## Task requirements
Starting at the first line of the data below, write out each line exactly until you reach the line containing "const rayPC2 = [0.031, 2.49, -2.51, -2.305];", and include that line too.

## Source excerpt
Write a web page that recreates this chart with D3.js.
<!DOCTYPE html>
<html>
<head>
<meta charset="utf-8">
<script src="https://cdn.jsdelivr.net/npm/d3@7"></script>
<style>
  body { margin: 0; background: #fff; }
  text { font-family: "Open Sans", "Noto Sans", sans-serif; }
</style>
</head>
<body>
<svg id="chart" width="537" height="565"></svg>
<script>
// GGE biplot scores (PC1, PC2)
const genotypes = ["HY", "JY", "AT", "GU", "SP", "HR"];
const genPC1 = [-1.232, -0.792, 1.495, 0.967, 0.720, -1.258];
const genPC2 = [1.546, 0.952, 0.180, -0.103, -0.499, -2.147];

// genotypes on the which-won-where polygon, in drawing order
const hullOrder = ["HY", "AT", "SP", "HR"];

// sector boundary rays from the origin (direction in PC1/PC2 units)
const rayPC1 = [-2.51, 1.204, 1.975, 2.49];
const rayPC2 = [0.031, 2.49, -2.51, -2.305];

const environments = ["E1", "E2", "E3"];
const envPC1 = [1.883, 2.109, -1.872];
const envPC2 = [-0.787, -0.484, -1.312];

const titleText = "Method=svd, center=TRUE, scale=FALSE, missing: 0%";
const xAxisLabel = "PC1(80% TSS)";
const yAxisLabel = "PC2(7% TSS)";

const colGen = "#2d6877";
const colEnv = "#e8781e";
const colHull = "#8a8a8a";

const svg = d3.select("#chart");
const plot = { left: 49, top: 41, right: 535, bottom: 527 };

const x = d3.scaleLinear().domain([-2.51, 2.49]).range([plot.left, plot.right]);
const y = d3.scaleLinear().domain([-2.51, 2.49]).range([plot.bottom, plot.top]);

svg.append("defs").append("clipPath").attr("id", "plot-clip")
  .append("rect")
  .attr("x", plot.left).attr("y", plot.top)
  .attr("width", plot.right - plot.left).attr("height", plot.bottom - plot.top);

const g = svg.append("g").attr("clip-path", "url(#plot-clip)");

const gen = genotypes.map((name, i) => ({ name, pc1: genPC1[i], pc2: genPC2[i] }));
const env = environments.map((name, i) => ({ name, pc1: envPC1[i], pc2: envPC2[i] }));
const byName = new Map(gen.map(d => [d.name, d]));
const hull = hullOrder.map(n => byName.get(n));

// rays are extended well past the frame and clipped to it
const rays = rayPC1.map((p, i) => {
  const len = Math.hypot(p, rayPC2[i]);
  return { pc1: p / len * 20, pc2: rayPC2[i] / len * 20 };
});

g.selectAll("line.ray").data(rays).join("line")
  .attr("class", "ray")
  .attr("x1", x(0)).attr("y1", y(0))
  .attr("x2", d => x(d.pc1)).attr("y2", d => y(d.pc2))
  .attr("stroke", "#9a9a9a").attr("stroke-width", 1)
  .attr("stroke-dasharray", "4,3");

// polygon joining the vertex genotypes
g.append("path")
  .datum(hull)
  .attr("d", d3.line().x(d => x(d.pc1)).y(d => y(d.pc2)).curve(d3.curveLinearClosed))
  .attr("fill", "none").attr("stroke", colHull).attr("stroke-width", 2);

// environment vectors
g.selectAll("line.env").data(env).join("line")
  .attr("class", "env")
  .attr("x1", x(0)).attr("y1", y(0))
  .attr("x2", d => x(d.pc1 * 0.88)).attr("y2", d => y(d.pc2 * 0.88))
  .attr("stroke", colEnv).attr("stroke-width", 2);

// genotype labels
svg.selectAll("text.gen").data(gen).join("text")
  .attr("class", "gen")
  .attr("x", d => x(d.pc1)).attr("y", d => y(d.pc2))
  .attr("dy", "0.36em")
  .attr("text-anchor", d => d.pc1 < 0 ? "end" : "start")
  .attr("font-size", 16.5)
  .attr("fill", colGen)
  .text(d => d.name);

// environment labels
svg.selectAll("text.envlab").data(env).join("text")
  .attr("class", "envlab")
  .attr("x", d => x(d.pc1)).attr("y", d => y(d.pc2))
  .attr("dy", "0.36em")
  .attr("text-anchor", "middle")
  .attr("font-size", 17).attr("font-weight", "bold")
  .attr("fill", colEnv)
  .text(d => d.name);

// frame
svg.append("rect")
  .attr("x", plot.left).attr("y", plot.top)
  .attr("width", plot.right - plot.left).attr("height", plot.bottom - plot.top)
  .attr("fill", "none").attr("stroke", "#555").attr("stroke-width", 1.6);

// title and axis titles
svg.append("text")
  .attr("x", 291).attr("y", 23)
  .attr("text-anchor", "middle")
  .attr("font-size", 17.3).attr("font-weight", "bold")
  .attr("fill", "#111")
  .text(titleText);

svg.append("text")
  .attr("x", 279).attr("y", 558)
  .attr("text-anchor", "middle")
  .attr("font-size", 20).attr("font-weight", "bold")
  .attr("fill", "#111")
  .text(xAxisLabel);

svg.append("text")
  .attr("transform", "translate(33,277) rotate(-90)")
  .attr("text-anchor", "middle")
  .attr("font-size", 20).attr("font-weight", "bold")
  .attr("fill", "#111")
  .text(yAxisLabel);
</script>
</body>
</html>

## Expected answer
Write a web page that recreates this chart with D3.js.
<!DOCTYPE html>
<html>
<head>
<meta charset="utf-8">
<script src="https://cdn.jsdelivr.net/npm/d3@7"></script>
<style>
  body { margin: 0; background: #fff; }
  text { font-family: "Open Sans", "Noto Sans", sans-serif; }
</style>
</head>
<body>
<svg id="chart" width="537" height="565"></svg>
<script>
// GGE biplot scores (PC1, PC2)
const genotypes = ["HY", "JY", "AT", "GU", "SP", "HR"];
const genPC1 = [-1.232, -0.792, 1.495, 0.967, 0.720, -1.258];
const genPC2 = [1.546, 0.952, 0.180, -0.103, -0.499, -2.147];

// genotypes on the which-won-where polygon, in drawing order
const hullOrder = ["HY", "AT", "SP", "HR"];

// sector boundary rays from the origin (direction in PC1/PC2 units)
const rayPC1 = [-2.51, 1.204, 1.975, 2.49];
const rayPC2 = [0.031, 2.49, -2.51, -2.305];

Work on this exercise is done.